Required work: Write out each line word for word. Drop pictures.

Data block:

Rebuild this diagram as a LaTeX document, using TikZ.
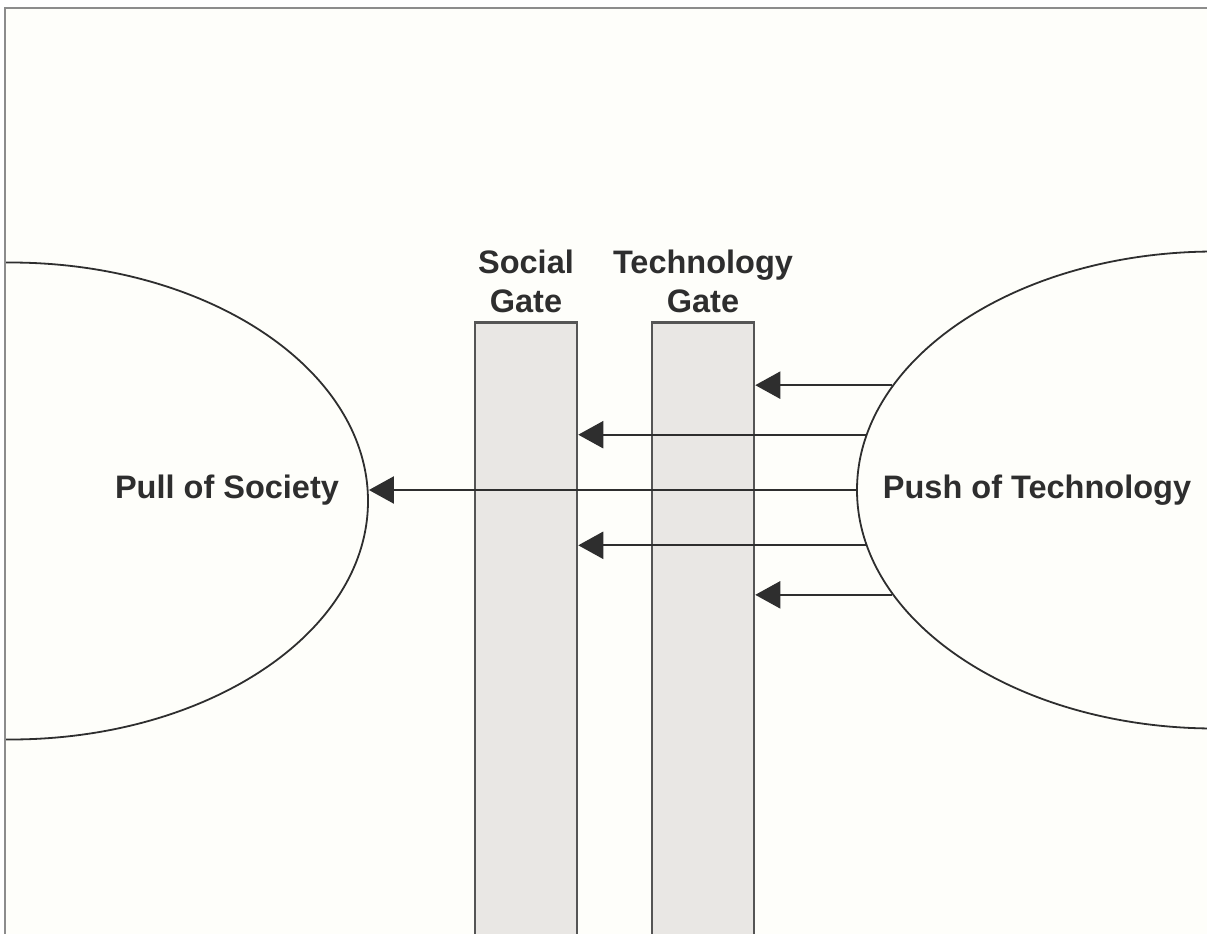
\documentclass[tikz,border=0pt]{standalone}
\usepackage{fontspec}
\setmainfont{Liberation Sans}
\usetikzlibrary{shapes.geometric,arrows.meta}
\definecolor{paper}{HTML}{FEFEFA}
\definecolor{frameline}{HTML}{8C8C8C}
\definecolor{ink}{HTML}{2E2E2E}
\definecolor{gatefill}{HTML}{E9E7E4}
\definecolor{gateline}{HTML}{555555}
\begin{document}
\begin{tikzpicture}[x=1pt,y=-1pt,
  blob/.style={ellipse,draw=ink,line width=1.8pt,minimum width=716pt,minimum height=477pt,inner sep=0pt},
  gatebar/.style={rectangle,draw=gateline,fill=gatefill,line width=2.5pt,minimum width=102pt,minimum height=640pt,inner sep=0pt},
  caption/.style={font=\bfseries\fontsize{32.5}{39}\selectfont,text=ink,inner sep=0pt},
  flow/.style={draw=ink,line width=2.2pt,-{Triangle[length=25pt,width=27pt]}},
]
\useasboundingbox (0,0) rectangle (1207,934);
\fill[white] (0,0) rectangle (1207,934);
\fill[paper] (5,8) rectangle (1207,934);
\begin{scope}
  \clip (5,8) rectangle (1207,934);
  % the two forces
  \node[blob] (pull) at (10,501) {};
  \node[blob] (push) at (1215,490) {};
  % the two gates
  \node[gatebar,anchor=north] (social) at (526,321) {};
  \node[gatebar,anchor=north] (tech) at (703,321) {};
  % gate captions
  \node[caption,anchor=base] (socialA) at (526,273) {Social};
  \node[caption,anchor=base] (socialB) at (526,312) {Gate};
  \node[caption,anchor=base] (techA) at (703,273) {Technology};
  \node[caption,anchor=base] (techB) at (703,312) {Gate};
  % force captions
  \node[caption,anchor=base] (pulltext) at (227,498) {Pull of Society};
  \node[caption,anchor=base] (pushtext) at (1037,498) {Push of Technology};
  % flows from technology towards society
  \draw[flow] (push.162) -- (push.162 -| tech.east);
  \draw[flow] (push.171.5) -- (push.171.5 -| social.east);
  \draw[flow] (push.west) -- (push.west -| pull.east);
  \draw[flow] (push.189) -- (push.189 -| social.east);
  \draw[flow] (push.198) -- (push.198 -| tech.east);
\end{scope}
% frame
\draw[frameline,line width=2pt] (1207,8) -- (5,8) -- (5,934);
\end{tikzpicture}
\end{document}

Exercise solution:
Rebuild this diagram as a LaTeX document, using TikZ.
\documentclass[tikz,border=0pt]{standalone}
\usepackage{fontspec}
\setmainfont{Liberation Sans}
\usetikzlibrary{shapes.geometric,arrows.meta}
\definecolor{paper}{HTML}{FEFEFA}
\definecolor{frameline}{HTML}{8C8C8C}
\definecolor{ink}{HTML}{2E2E2E}
\definecolor{gatefill}{HTML}{E9E7E4}
\definecolor{gateline}{HTML}{555555}
\begin{document}
\begin{tikzpicture}[x=1pt,y=-1pt,
  blob/.style={ellipse,draw=ink,line width=1.8pt,minimum width=716pt,minimum height=477pt,inner sep=0pt},
  gatebar/.style={rectangle,draw=gateline,fill=gatefill,line width=2.5pt,minimum width=102pt,minimum height=640pt,inner sep=0pt},
  caption/.style={font=\bfseries\fontsize{32.5}{39}\selectfont,text=ink,inner sep=0pt},
  flow/.style={draw=ink,line width=2.2pt,-{Triangle[length=25pt,width=27pt]}},
]
\useasboundingbox (0,0) rectangle (1207,934);
\fill[white] (0,0) rectangle (1207,934);
\fill[paper] (5,8) rectangle (1207,934);
\begin{scope}
  \clip (5,8) rectangle (1207,934);
  % the two forces
  \node[blob] (pull) at (10,501) {};
  \node[blob] (push) at (1215,490) {};
  % the two gates
  \node[gatebar,anchor=north] (social) at (526,321) {};
  \node[gatebar,anchor=north] (tech) at (703,321) {};
  % gate captions
  \node[caption,anchor=base] (socialA) at (526,273) {Social};
  \node[caption,anchor=base] (socialB) at (526,312) {Gate};
  \node[caption,anchor=base] (techA) at (703,273) {Technology};
  \node[caption,anchor=base] (techB) at (703,312) {Gate};
  % force captions
  \node[caption,anchor=base] (pulltext) at (227,498) {Pull of Society};
  \node[caption,anchor=base] (pushtext) at (1037,498) {Push of Technology};
  % flows from technology towards society
  \draw[flow] (push.162) -- (push.162 -| tech.east);
  \draw[flow] (push.171.5) -- (push.171.5 -| social.east);
  \draw[flow] (push.west) -- (push.west -| pull.east);
  \draw[flow] (push.189) -- (push.189 -| social.east);
  \draw[flow] (push.198) -- (push.198 -| tech.east);
\end{scope}
% frame
\draw[frameline,line width=2pt] (1207,8) -- (5,8) -- (5,934);
\end{tikzpicture}
\end{document}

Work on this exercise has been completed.